By Yehiura Hriehwazi

PORT MORESBY, Papua New Guinea (The National, Sept. 3) – The Papua New Guinea government is "courting" Asian economic powers to help salvage the PNG economy in the event that the Western world, including Australia, cut assistance.

The Prime Minister, Sir Michael Somare and his Cabinet are fully aware that the country is technically broke.

PNG is having difficulty paying its bills; it owes K150 million in interest on Treasury Bills. That's on top of domestic loans running at K337 million.

While it claims that its budgeted 2003 revenue is on target, the country is not spending as much as it says it should, especially in its development budget.

More serious is the fact that it's struggling to meet its day-to-day bills in utilities, rentals, office stationery, repair and maintenance of equipment. Some fear that salaries could be next.

A week ago, a government delegation left for Malaysia to arrange a financial rescue package on "commercial terms" for PNG. 

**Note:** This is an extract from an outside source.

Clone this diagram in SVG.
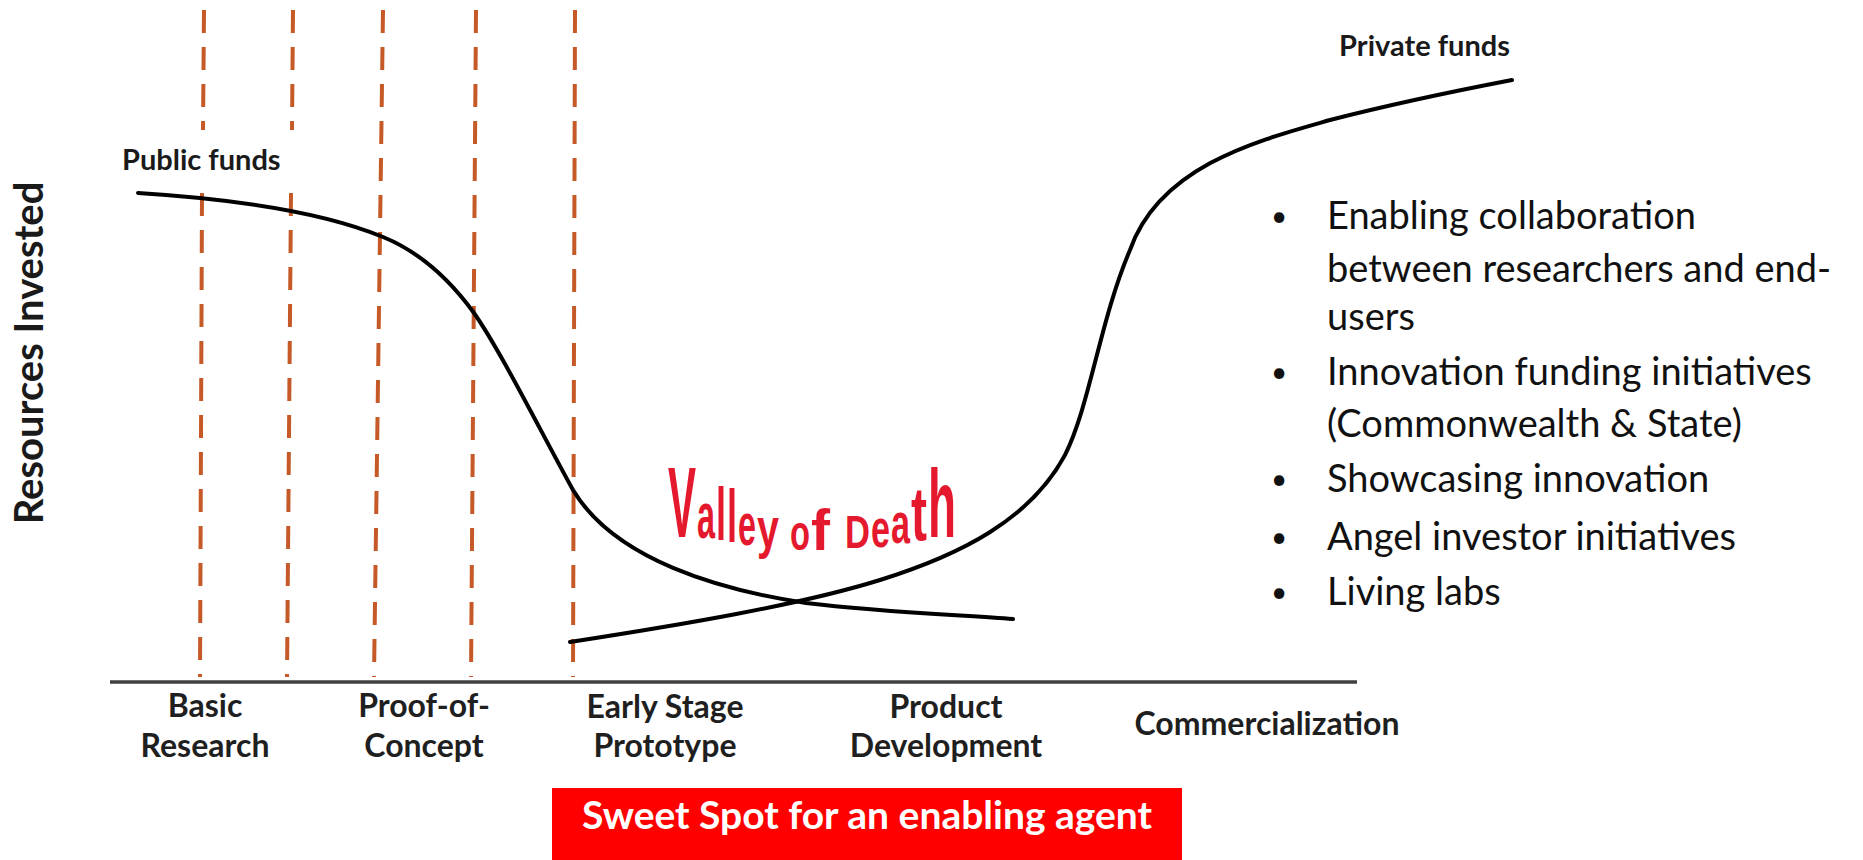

The government is also talking to China and Japan to seek their help to develop and commercialize the vast natural gas resource in the Papuan Basin.

Petroleum Minister Sir Moi Avei is said to have had fruitful discussions with Petronas of Malaysia. Taiwan is also said to be keen to have a look at PNG gas resources.

While China has signed up a 25-year deal to buy gas from Australia, sources say there is room for more gas from China.

The only foreign diplomat that attended the 12-Months-in-Office celebration of the Somare-Marat government on Saturday was the Chinese Ambassador Mr Li Zhengjun, whose presence was well acknowledged by the 400-plus crowd at the Grand Palace Restaurant.

One of the highest-ranking executives of the Chinese Communist Party, Liu Yungshan, is leading a 15-member delegation to PNG, arriving about midday on September 16, to celebrate the 28th Independence anniversary with the people of PNG.